→ THE REQUEST: Which lines hold the string "this"? Copy every one of them.

(Charts and diagrams as code)
* * * * * * *

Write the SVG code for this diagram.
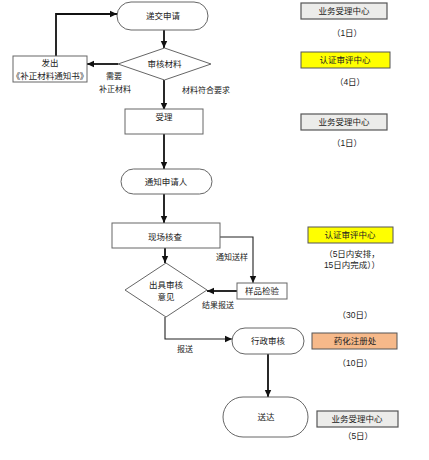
<svg xmlns="http://www.w3.org/2000/svg" width="429" height="460" viewBox="0 0 429 460">
<style>
text{font-family:"Liberation Sans","Noto Sans CJK SC",sans-serif;font-size:8.5px;fill:#222;text-anchor:middle;dominant-baseline:central}
.shape{fill:#fff;stroke:#666;stroke-width:1}
.gray{fill:#ececea;stroke:#555;stroke-width:1.2}
.yel{fill:#ffff00;stroke:#555;stroke-width:1}
.org{fill:#f6b98a;stroke:#555;stroke-width:1}
.c{fill:none;stroke:#111;stroke-width:1.8}
.t{fill:none;stroke:#222;stroke-width:1.1}
.lbl{font-size:8px}
</style>
<defs>
<marker id="ah" markerUnits="userSpaceOnUse" markerWidth="8" markerHeight="8" refX="7" refY="4" orient="auto">
<path d="M0,0.8 L7,4 L0,7.2 Z" fill="#111"/>
</marker>
</defs>
<rect width="429" height="460" fill="#fff"/>
<g id="connectors">
<path class="c" d="M164,30 V48" marker-end="url(#ah)"/>
<path class="c" d="M118,64 H87" marker-end="url(#ah)"/>
<path class="c" d="M56,56 V14 H117" marker-end="url(#ah)"/>
<path class="c" d="M164,80 V110" marker-end="url(#ah)"/>
<path class="c" d="M164,134 V169" marker-end="url(#ah)"/>
<path class="c" d="M164,194 V223" marker-end="url(#ah)"/>
<path class="t" d="M220,237 H253 V283" marker-end="url(#ah)"/>
<path class="c" d="M165,248 V263" marker-end="url(#ah)"/>
<path class="c" d="M237,291 H207" marker-end="url(#ah)"/>
<path class="t" d="M165,317 V339 H232" marker-end="url(#ah)"/>
<path class="c" d="M268,354 V397" marker-end="url(#ah)"/>
<text class="lbl" x="114" y="76">需要</text>
<text class="lbl" x="115" y="89">补正材料</text>
<text class="lbl" x="206" y="90">材料符合要求</text>
<text class="lbl" x="232" y="257">通知送样</text>
<text class="lbl" x="218" y="305">结果报送</text>
<text class="lbl" x="185" y="349">报送</text>
</g>
<g id="submit"><rect class="shape" x="117" y="2" width="91" height="28" rx="14"/><text x="163" y="16">递交申请</text></g>
<g id="review"><path class="shape" d="M164.5,48 L211,64 L164.5,80 L118,64 Z"/><text x="164.5" y="64">审核材料</text></g>
<g id="notice"><rect class="shape" x="13" y="56" width="74" height="26"/><text x="50" y="63">发出</text><text x="50" y="76">《补正材料通知书》</text></g>
<g id="accept"><rect class="shape" x="125" y="109" width="78" height="25"/><text x="164" y="117">受理</text></g>
<g id="inform"><rect class="shape" x="121" y="169" width="91" height="25" rx="12.5"/><text x="166" y="182">通知申请人</text></g>
<g id="inspect"><rect class="shape" x="112" y="223" width="108" height="25"/><text x="165" y="237">现场核查</text></g>
<g id="sample"><rect class="shape" x="237" y="283" width="50" height="16"/><text x="262" y="291">样品检验</text></g>
<g id="opinion"><path class="shape" d="M166,263 L207,290 L166,317 L125,290 Z"/><text x="166" y="285">出具审核</text><text x="166" y="297">意见</text></g>
<g id="admin"><rect class="shape" x="232" y="328" width="72" height="26" rx="13"/><text x="268" y="341">行政审核</text></g>
<g id="deliver"><rect class="shape" x="223" y="397" width="85" height="40" rx="20"/><text x="266" y="417">送达</text></g>
<g id="side1"><rect class="gray" x="301" y="3" width="86" height="16"/><text x="344" y="11">业务受理中心</text><text x="347" y="33">（1日）</text></g>
<g id="side2"><rect class="yel" x="301" y="52" width="89" height="16"/><text x="345" y="60">认证审评中心</text><text x="350" y="82">（4日）</text></g>
<g id="side3"><rect class="gray" x="301" y="114" width="86" height="16"/><text x="344" y="122">业务受理中心</text><text x="347" y="143">（1日）</text></g>
<g id="side4"><rect class="yel" x="308" y="227" width="85" height="16"/><text x="350" y="235">认证审评中心</text><text x="352" y="254">（5日内安排，</text><text x="352" y="265">15日内完成））</text><text x="355" y="315">（30日）</text></g>
<g id="side5"><rect class="org" x="312" y="333" width="85" height="16"/><text x="355" y="341">药化注册处</text><text x="355" y="363">（10日）</text></g>
<g id="side6"><rect class="gray" x="317" y="411" width="81" height="16"/><text x="357" y="419">业务受理中心</text><text x="358" y="436">（5日）</text></g>
</svg>
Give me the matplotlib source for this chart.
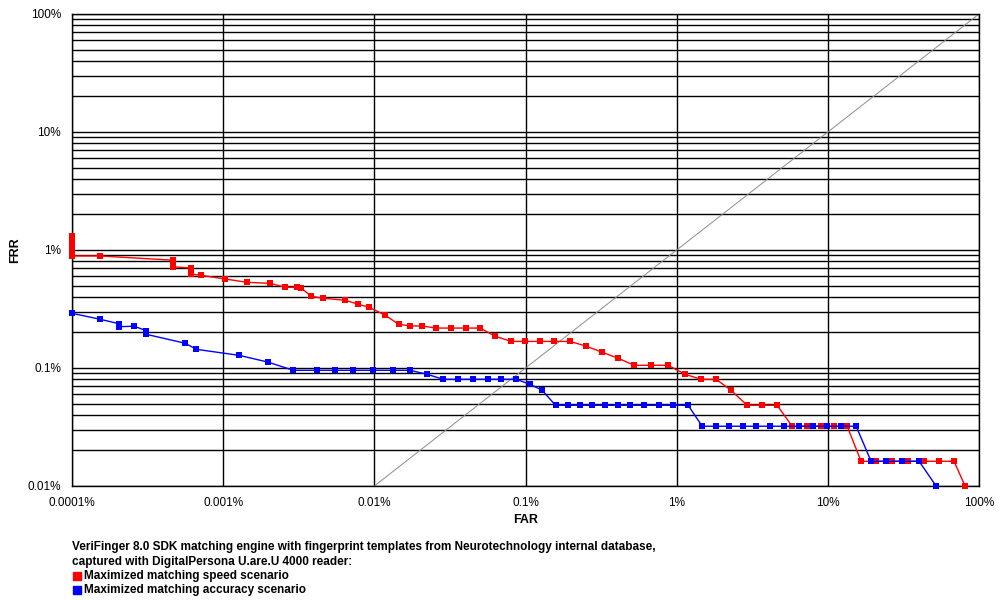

* * * * * * *

→ WRITTEN SOLUTION:
Write the SVG code for this diagram.
Give me the matplotlib source for this chart.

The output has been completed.